E ci ha capito tanto il cardinal Pizzaballa, che al Festival di Open ha detto: «La coscienza dei popoli, dei movimenti, dell’opinione pubblica è viva. È lì che dobbiamo ricominciare: ricostruire un tessuto nel territorio, creare alleanze dentro la società civile che tengano viva l’umanità. Io religiosamente chiamo questo periodo “la notte”: sono tempi duri, ma la notte poi finirà».
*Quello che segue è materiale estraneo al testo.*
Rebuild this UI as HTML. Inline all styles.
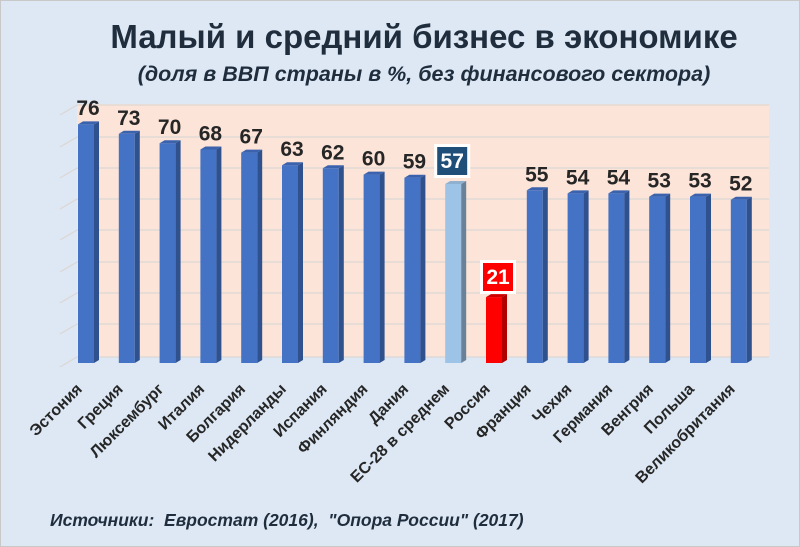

C’è una via mediana, tra le polarizzazioni che ci gettano nelle trincee digitali, l’un l’altro di tastiera armati, a farci una guerra senza spargimento di sangue ma con grande vilipendio dello spirito e con una violenza che è l’anima stessa di quella violenza che poi sfocia in guerra vera. La via mediana è la via della ragionevolezza, delle persone che sentono il desiderio di fare qualcosa, qualsiasi cosa, pur di non rimanere a guardare, pur di non lasciare che l’ingiustizia diventi norma, abitudine. «C’è qualcosa di peggio dell’avere un’anima addirittura perversa. È avere un’anima abituata», scriveva Charles Péguy. Noi non ci vogliamo abituare.